I3 MK3 Clone (Haribo, Self-Sourced) by Achase79

Last crawled date: 3 years ago

This is a self-sourced I3 MK3 Clone. It currently is a near-exact replica of an I3 MK3 Haribo, with the following deficiencies:
No Power Panic
The filament sensor is a standard IR optical sensor, not the PRUSA laser sensor.
It is likely that these parts will be cloned at some point (the power panic board could easily be cloned, but the sensors Prusa uses for the filament sensor are hard to come by.)
It runs a (slightly) modified PrusaFirmware 3.2.1 (for modified axis length, filament sensor). It passes X/Y/Z calibration, and everything works perfectly! The Haribo frame is also incredibly solid, especially with the power supply and Einsy case rigidly attached to the extrusions. It has been printing very reliably for the last month. I have filament runout detection working, although it can be a little sensitive to ambient light changes.
Honestly, if I did it again I would either just buy the MK3 or buy the MK2S->MK3 upgrade kit and add the haribo frame. This really isn't much cheaper. But it's very solid, prints wonderfully (I haven't had problems with the dreaded extrusion inconsistency issues), and was a fun project. It makes the most sense for someone who already has most of the parts and specifically wants a Haribo-style build.
BOM
[Haribo 3030 Extrusions] (https://github.com/PrusaMK2Users/3030_Haribo_Edition/tree/master/BOM). Also get the rubbed feet.
60 or so 3030 T-nuts. Add a few 3030 hammer nuts for post-install additions and tight spaces.
I got some black 3030 L-plates to stabilize the base (may not be necessary). These could easilly be printed.
3030 Feet
GT2 Belts and Pulleys
LM8UU bearings x 10
Y-carriage and U-bolts
Smooth Rods: X 370mm x 2, Y 350mm x 2, Z 320mm x 2.
If you don't want to print the Prusa LCD holder, try this. New mounting holes need to be drilled, but it works (if you have rubber feet and the 3030 L bracket - bed clearance could be an issue if you don't have these).

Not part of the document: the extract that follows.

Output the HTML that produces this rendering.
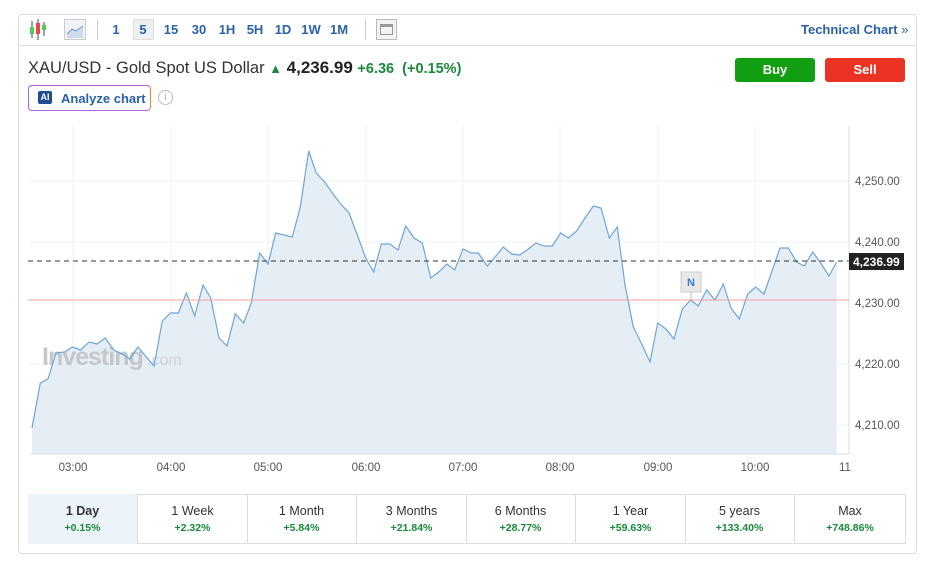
<!DOCTYPE html>
<html><head><meta charset="utf-8"><style>
*{margin:0;padding:0;box-sizing:border-box}
body{width:926px;height:567px;background:#fff;font-family:"Liberation Sans",sans-serif;position:relative;overflow:hidden;color:#333}
.a{position:absolute}
.tf{position:absolute;top:22px;font-size:13px;font-weight:bold;color:#2a62a8;transform:translateX(-50%)}
.tab{position:absolute;top:494px;height:50px;width:110px;border-right:1px solid #ddd;text-align:center}
.tab .t{font-size:12.5px;color:#333;margin-top:10px}
.tab .p{font-size:10.5px;color:#1a8a3a;margin-top:4px;font-weight:bold}
</style></head><body>
<div class="a" style="left:18px;top:14px;width:899px;height:540px;border:1px solid #ddd;border-radius:4px"></div>
<div class="a" style="left:18px;top:45px;width:899px;height:1px;background:#e2e2e2"></div>
<svg class="a" style="left:28px;top:18px" width="22" height="24"><line x1="4" y1="3" x2="4" y2="20" stroke="#444"/><rect x="2" y="9" width="4" height="7" fill="#5c5"/><line x1="10" y1="1" x2="10" y2="22" stroke="#444"/><rect x="8" y="5" width="4" height="11" fill="#e44"/><line x1="16" y1="4" x2="16" y2="18" stroke="#444"/><rect x="14" y="7" width="4" height="5" fill="#5c5"/></svg>
<div class="a" style="left:64px;top:19px;width:22px;height:21px;border:1px solid #ccc;background:#f1f3f6"><svg width="20" height="19"><path d="M2 14 L7 9 L11 11 L18 6 L18 18 L2 18Z" fill="#cfdcec"/><path d="M2 14 L7 9 L11 11 L18 6" stroke="#6a9ad0" fill="none"/></svg></div>
<div class="a" style="left:97px;top:19px;width:1px;height:21px;background:#ccc"></div>
<div class="a" style="left:133px;top:19px;width:21px;height:21px;background:#eef0f2;border:1px solid #ddd"></div>
<div class="tf" style="left:116px">1</div>
<div class="tf" style="left:143px">5</div>
<div class="tf" style="left:171px">15</div>
<div class="tf" style="left:199px">30</div>
<div class="tf" style="left:227px">1H</div>
<div class="tf" style="left:255px">5H</div>
<div class="tf" style="left:283px">1D</div>
<div class="tf" style="left:311px">1W</div>
<div class="tf" style="left:339px">1M</div>
<div class="a" style="left:365px;top:19px;width:1px;height:21px;background:#ccc"></div>
<div class="a" style="left:376px;top:19px;width:21px;height:21px;border:1px solid #bbb;background:#f3f3f3"><div style="margin:4px 3px;height:11px;border:1px solid #999;border-top:3px solid #999"></div></div>
<div class="a" style="left:801px;top:22px;font-size:13px;font-weight:bold;color:#2a62a8">Technical Chart <span style="font-weight:normal">»</span></div>
<div class="a" style="left:28px;top:58px;font-size:16.5px;color:#333">XAU/USD - Gold Spot US Dollar <span style="color:#1a8a3a;font-size:13px">&#9650;</span> <b style="font-size:17px;color:#222">4,236.99</b> <b style="color:#1a8a3a;font-size:14.5px">+6.36 &nbsp;(+0.15%)</b></div>
<div class="a" style="left:735px;top:58px;width:80px;height:24px;background:#0f9f10;color:#fff;font-weight:bold;font-size:13px;text-align:center;line-height:24px;border-radius:3px">Buy</div>
<div class="a" style="left:825px;top:58px;width:80px;height:24px;background:#ea3323;color:#fff;font-weight:bold;font-size:13px;text-align:center;line-height:24px;border-radius:3px">Sell</div>
<div class="a" style="left:28px;top:85px;width:123px;height:26px;border:1px solid #b060e0;border-right-color:#f08030;border-radius:4px"></div>
<div class="a" style="left:38px;top:91px;width:14px;height:13px;background:#1d4f91;color:#fff;font-size:9px;font-weight:bold;text-align:center;line-height:13px;border-radius:2px">AI</div>
<div class="a" style="left:61px;top:91px;font-size:13px;font-weight:bold;color:#2a62a8">Analyze chart</div>
<div class="a" style="left:158px;top:90px;width:15px;height:15px;border:1px solid #bbb;border-radius:50%;font-size:10px;color:#aaa;text-align:center;line-height:13px">i</div>
<svg class="a" style="left:0;top:0" width="926" height="567" font-family="Liberation Sans, sans-serif">
<g stroke="#f0f0f0">
<line x1="73" y1="126" x2="73" y2="454"/><line x1="171" y1="126" x2="171" y2="454"/><line x1="268" y1="126" x2="268" y2="454"/><line x1="366" y1="126" x2="366" y2="454"/><line x1="463" y1="126" x2="463" y2="454"/><line x1="560" y1="126" x2="560" y2="454"/><line x1="658" y1="126" x2="658" y2="454"/><line x1="755" y1="126" x2="755" y2="454"/>
<line x1="30" y1="181" x2="849" y2="181"/><line x1="30" y1="242" x2="849" y2="242"/><line x1="30" y1="303" x2="849" y2="303"/><line x1="30" y1="364" x2="849" y2="364"/><line x1="30" y1="425" x2="849" y2="425"/>
</g>
<polygon fill="#e5edf5" points="32,454 32,428 40.3,383 48,379 56,353 64.7,352 72.3,347 80.7,350 89,342 97,344 105.3,338 113.7,350 122,354 129.7,359 138,347 146.3,357 154,366 162.3,321 170.3,313 178.3,313 186.3,293 194.7,316 203,285 210.7,298 219,338 227,346 235.3,314 243.7,323 251.3,303 259.7,253 268,264 275.7,233 284,235 292.3,237 300.3,207 308.7,151 316.3,173 324.7,182 333,194 340.7,204 349,213 357.3,235 365.7,258 373.7,272 381.3,244 389.7,244 398,250 405.7,226 414,238 422.3,243 430.7,278 438.7,272 447,264 454.7,270 463,249 471.3,253 478.3,253 487.3,266 495,257 503.3,247 511.7,254 520,255 528.3,249 536,243 544,246 552.3,246 560.7,233 568.3,238 576.7,231 585,218 593.3,206 601,208 609.3,238 617.3,227 625,285 633.3,327 641.7,344 650,362 657.7,323 666,329 674,339 682.3,309 690.7,300 698.3,306 706.7,290 715,300 723.3,284 731,308 739.3,319 747.7,294 755.7,287 764,294 771.7,272 780,248 788.3,248 796.7,262 804.3,266 812.7,252 820.7,263 829,276 836.7,262 836.7,454"/>
<text x="42" y="365" font-size="25" font-weight="bold" fill="#c4c8cc" letter-spacing="-1">Investing</text><text x="147" y="365" font-size="16" fill="#d0d3d6">.com</text>
<polyline fill="none" stroke="#6fa6d6" stroke-width="1.2" points="32,428 40.3,383 48,379 56,353 64.7,352 72.3,347 80.7,350 89,342 97,344 105.3,338 113.7,350 122,354 129.7,359 138,347 146.3,357 154,366 162.3,321 170.3,313 178.3,313 186.3,293 194.7,316 203,285 210.7,298 219,338 227,346 235.3,314 243.7,323 251.3,303 259.7,253 268,264 275.7,233 284,235 292.3,237 300.3,207 308.7,151 316.3,173 324.7,182 333,194 340.7,204 349,213 357.3,235 365.7,258 373.7,272 381.3,244 389.7,244 398,250 405.7,226 414,238 422.3,243 430.7,278 438.7,272 447,264 454.7,270 463,249 471.3,253 478.3,253 487.3,266 495,257 503.3,247 511.7,254 520,255 528.3,249 536,243 544,246 552.3,246 560.7,233 568.3,238 576.7,231 585,218 593.3,206 601,208 609.3,238 617.3,227 625,285 633.3,327 641.7,344 650,362 657.7,323 666,329 674,339 682.3,309 690.7,300 698.3,306 706.7,290 715,300 723.3,284 731,308 739.3,319 747.7,294 755.7,287 764,294 771.7,272 780,248 788.3,248 796.7,262 804.3,266 812.7,252 820.7,263 829,276 836.7,262"/>
<line x1="28" y1="300" x2="849" y2="300" stroke="#f4a0a0"/>
<line x1="28" y1="261" x2="849" y2="261" stroke="#333" stroke-dasharray="5,4"/>
<line x1="30" y1="454" x2="849" y2="454" stroke="#ddd"/>
<line x1="849" y1="126" x2="849" y2="454" stroke="#ddd"/>
<g fill="#555" font-size="11.5">
<text x="855" y="185">4,250.00</text><text x="855" y="246">4,240.00</text><text x="855" y="307">4,230.00</text><text x="855" y="368">4,220.00</text><text x="855" y="429">4,210.00</text>
<text x="73" y="471" text-anchor="middle">03:00</text><text x="171" y="471" text-anchor="middle">04:00</text><text x="268" y="471" text-anchor="middle">05:00</text><text x="366" y="471" text-anchor="middle">06:00</text><text x="463" y="471" text-anchor="middle">07:00</text><text x="560" y="471" text-anchor="middle">08:00</text><text x="658" y="471" text-anchor="middle">09:00</text><text x="755" y="471" text-anchor="middle">10:00</text><text x="839" y="471">11</text>
</g>
<rect x="849" y="253" width="55" height="17" fill="#222"/>
<text x="853" y="266" fill="#fff" font-size="12" font-weight="bold">4,236.99</text>
<line x1="691" y1="292" x2="691" y2="300" stroke="#bbb"/>
<rect x="681" y="272" width="20" height="20" fill="#e8e8e8" stroke="#ccc"/>
<text x="691" y="286" fill="#3a7fc8" font-size="11" font-weight="bold" text-anchor="middle">N</text>
</svg>
<div class="a" style="left:28px;top:494px;width:878px;height:50px;border:1px solid #ddd"></div>
<div class="tab" style="left:28px;background:#edf3fa;width:110px"><div class="t" style="font-weight:bold">1 Day</div><div class="p">+0.15%</div></div>
<div class="tab" style="left:138px"><div class="t">1 Week</div><div class="p">+2.32%</div></div>
<div class="tab" style="left:247px"><div class="t">1 Month</div><div class="p">+5.84%</div></div>
<div class="tab" style="left:357px"><div class="t">3 Months</div><div class="p">+21.84%</div></div>
<div class="tab" style="left:466px"><div class="t">6 Months</div><div class="p">+28.77%</div></div>
<div class="tab" style="left:576px"><div class="t">1 Year</div><div class="p">+59.63%</div></div>
<div class="tab" style="left:685px"><div class="t">5 years</div><div class="p">+133.40%</div></div>
<div class="tab" style="left:795px;border-right:none"><div class="t">Max</div><div class="p">+748.86%</div></div>
</body></html>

The standard 2004 LCD smart controller display
Motors: Probably best to either get a set from Prusa or one that claims to be the same LDO motors (017 007 006 etc.). You want the same motors (especially on X and Y) if you're planning on using sensorless homing, since the thresholds are set for Prusa's high inductance motors, which will differ in other NEMA17 steppers.
Einsy Rambo (the Prusa version, not the retro version)
3 Pin 5V 5015 Blower. I used this one
Noctua or other 3 Pin 5V 40mm fan. I used this one
24V heatbed, Pinda 2 Probe (? and Prusa filament sensor) - best option is probably to buy the MK2S->MK3 upgrade kit from Prusa, but I bought a clone bed and Pinda 2 from 3dprintronics.com
Standard optical endstop (if you can't source the laser sensor). Its connector needs to be removed and replaced - you can either hack it off and solder directly to it or desolder and attach 90 degree header pins.
24V 17amp power supply if you don't get the Prusa MK2S->MK3 upgrade
Standard switched IEC inlet
Bondtech gears (real or cloned)
50 pcs M3 Square nuts (but see note below)
All necessary M3 screws (get list from Prusa build instructions)
50-60 PCS M6 12-14mm button-head hex screws
E3D V6 1.75 universal or bowden V6 clone (works in you unscrew the push-fit adapter)
If you want a spool holder, you can print one, use the Haribo one, or build one with 3 OpenBuilds black corner connectors, 2 ~120mm 2020 extrusions, and one small printed part.
Bag of Haribo gummies :)
A few notes:
Prusa uses M3 square nuts that are a little smaller/thinner than the typical Aliexpress ones. They can usually be fit in with a soldering iron/file/force, but get the smallest ones you can source, and some parts may need modification. If you read through the SCAD files in Prusa's github, you can see they are specing the square nuts as 2.1 x 5.6 x 5.6. The ones I found were 2.4 x 5.4 x 5.4. It takes a little force. Alternately, you can modify the SCADs and recompile them. [Update: Search specifically for DIN 562]
The standard Prusa fan shroud does slightly hit the Z-axis motors on homing, although it doesn't seem to cause any problems. I'm testing a narrower version of the shroud.
X/Y squaring requires a precise distance from the X-home to the first calibration point. What I did was leave the bed a little loose, watch it look for the calibration point, cancel, reposition the bed left/right and repeat. It took a couple of tries, but it worked.
X/Y/Z axis lengths are somewhat longer than on the original. Here are my settings:
X_MAX_POS 249
X_MIN_POS -6
Y_MAX_POS 232
Y_MIN_POS -4
Z_MAX_POS 210+28
Z_MIN_POS 0.15
If there's an interest in the optical endstop runout detection, I can post my hacky firmware. It seems to work, but has not been extensively thought out/tested.